Folha de S. Paulo


Reorganização das escolas em São Paulo: política boa ou ruim?

Nas últimas semanas, testemunhamos o caloroso debate sobre a reorganização das escolas da rede pública do Estado de São Paulo, culminando na reversão da medida, que será estudada ao longo de 2016.

Ganhamos, assim, uma "segunda chance" para considerar se a medida tem ou não méritos, para que a retomada do debate no próximo ano seja baseada no que realmente importa.

A medida vai, de fato, melhorar a educação? Em caso afirmativo, seus benefícios compensam os custos da política?

Retomando o debate, o governo gostaria de concentrar um único ciclo (apenas Ensino Fundamental ou apenas Ensino Médio) por escola.

O argumento é que isso permitiria que os professores cumprissem um melhor papel, concentrados numa única faixa etária.

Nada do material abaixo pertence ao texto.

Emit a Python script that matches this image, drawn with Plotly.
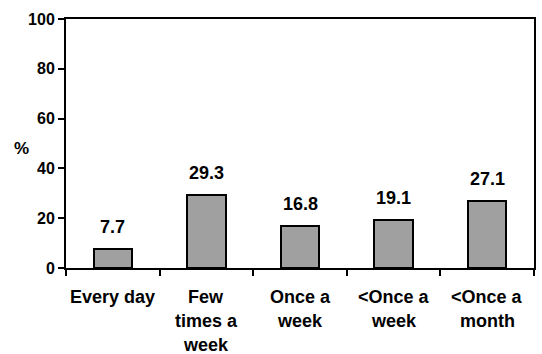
import plotly.graph_objects as go

categories = ["Every day", "Few<br>times a<br>week", "Once a<br>week", "<Once a<br>week", "<Once a<br>month"]
percent = [7.7, 29.3, 16.8, 19.1, 27.1]
y_ticks = [0, 20, 40, 60, 80, 100]

FONT = "Liberation Sans, Arial, sans-serif"

fig = go.Figure()
fig.add_trace(go.Bar(
    x=categories,
    y=percent,
    width=0.41,
    marker=dict(color="#a0a0a0", line=dict(color="black", width=2)),
    hoverinfo="skip",
))

# value labels above each bar
for c, v in zip(categories, percent):
    fig.add_annotation(
        x=c, y=v, xref="x", yref="y",
        text=f"{v:.1f}", showarrow=False,
        yanchor="middle", yshift=22,
        font=dict(family=FONT, size=18, color="black", weight="bold"),
    )

# category labels, one line at a time for wider line spacing
for c in categories:
    for i, line in enumerate(c.split("<br>")):
        fig.add_annotation(
            x=c, y=0, xref="x", yref="y",
            text=line.replace("<", "&lt;"), showarrow=False,
            xanchor="center", yanchor="middle",
            yshift=-(29 + 24 * i),
            font=dict(family=FONT, size=18, color="black", weight="bold"),
        )

# horizontal "%" axis label
fig.add_annotation(
    x=0, y=0.48, xref="paper", yref="paper",
    text="%", showarrow=False, xanchor="center", yanchor="middle",
    xshift=-45,
    font=dict(family=FONT, size=17, color="black", weight="bold"),
)

fig.update_layout(
    width=542, height=354,
    margin=dict(l=66, r=8, t=19, b=86),
    paper_bgcolor="white", plot_bgcolor="white",
    showlegend=False,
    bargap=0,
)
fig.update_xaxes(
    type="category",
    tickson="boundaries",
    showticklabels=False,
    automargin=False,
    ticks="outside", ticklen=6, tickwidth=2, tickcolor="black",
    showline=True, linewidth=2, linecolor="black", mirror=True,
    showgrid=False,
)
fig.update_yaxes(
    range=[0, 100],
    tickvals=y_ticks,
    automargin=False,
    ticks="outside", ticklen=6, tickwidth=2, tickcolor="black",
    showline=True, linewidth=2, linecolor="black", mirror=True,
    showgrid=False, zeroline=False,
    tickfont=dict(family=FONT, size=16, color="black", weight="bold"),
)

fig.write_html("out.html")
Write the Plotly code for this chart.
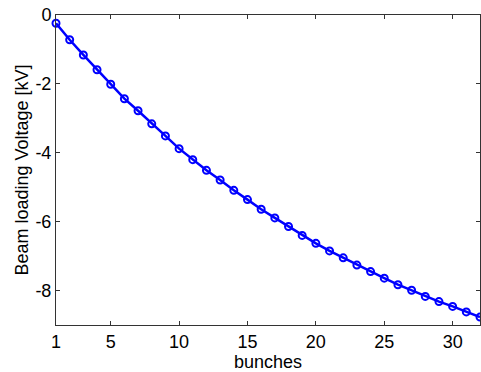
import plotly.graph_objects as go

# Beam loading voltage seen by each bunch in the train
bunches = list(range(1, 33))
voltage_kv = [-0.24, -0.72, -1.16, -1.59, -2.01, -2.43, -2.78, -3.16,
              -3.51, -3.88, -4.20, -4.51, -4.79, -5.09, -5.36, -5.64,
              -5.89, -6.14, -6.40, -6.63, -6.85, -7.05, -7.26, -7.45,
              -7.64, -7.83, -7.99, -8.17, -8.32, -8.46, -8.62, -8.77]

x_ticks = [1, 5, 10, 15, 20, 25, 30]
y_ticks = [0, -2, -4, -6, -8]
y_tick_labels = ["0", "-2", "-4", "-6", "-8"]

fig = go.Figure()
fig.add_trace(go.Scatter(
    x=bunches, y=voltage_kv, mode="lines+markers",
    line=dict(color="#0000ff", width=2.5),
    marker=dict(symbol="circle-open", size=7, color="#0000ff",
                line=dict(width=2, color="#0000ff")),
    cliponaxis=False, showlegend=False,
))

axis_common = dict(
    showgrid=False, zeroline=False, showline=True, mirror="ticks",
    linecolor="#333333", linewidth=1, ticks="inside", ticklen=4,
    tickcolor="#333333", tickfont=dict(size=18, color="#000000"),
)

fig.update_xaxes(range=[1, 32], tickvals=x_ticks,
                 title=dict(text="bunches", font=dict(size=18, color="#000000"), standoff=4),
                 **axis_common)
fig.update_yaxes(range=[-9, 0], tickvals=y_ticks, ticktext=y_tick_labels,
                 title=dict(text="Beam loading Voltage [kV]", font=dict(size=18, color="#000000"), standoff=2),
                 **axis_common)

fig.update_layout(
    width=481, height=372,
    margin=dict(l=56, r=1, t=15, b=47),
    plot_bgcolor="white", paper_bgcolor="white",
    font=dict(family="Liberation Sans, Arial, sans-serif"),
)

fig.write_html("out.html")
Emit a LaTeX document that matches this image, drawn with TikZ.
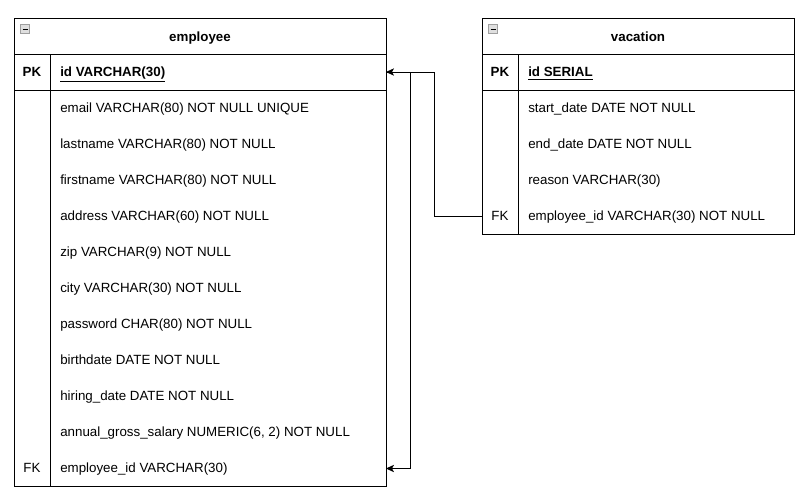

Deixando de lado a comunicação precária dos objetivos da iniciativa e a violência policial que se seguiu à ocupação das escolas que seriam fechadas, vamos nos concentrar no mérito da política.

A reorganização das escolas em São Paulo é política boa ou ruim?

Os que apoiam a iniciativa se baseiam na intuição de que o argumento do governo faz sentido, e na evidência de que alunos de escolas de ciclo único têm, em média, melhor desempenho que aqueles nas escolas com mais de um ciclo - ainda que possam ser diferentes em várias outras dimensões, também associadas a desempenho diferente.

Os que são contrários a ela se baseiam nos custos associados aos deslocamentos mais longos para vários desses alunos. É o caso de irmãos de diferentes idades que não mais poderão ir juntos à escola.

Baseiam-se ainda na intuição de que a convivência com alunos de diferentes faixas etárias teria efeitos positivos. Há ainda argumentos associados a custos de transição: rompimento de laços entre colegas, e entre professores e alunos (esses custos são específicos à primeira geração de alunos afetados pela mudança, e serão ignorados neste artigo, para simplificar a discussão).

Quem está certo, afinal? Resposta curta: não sabemos. Esse é o chamado "problema fundamental da inferência": não observamos o mundo contrafactual em que tudo é igual, exceto a política que queremos avaliar.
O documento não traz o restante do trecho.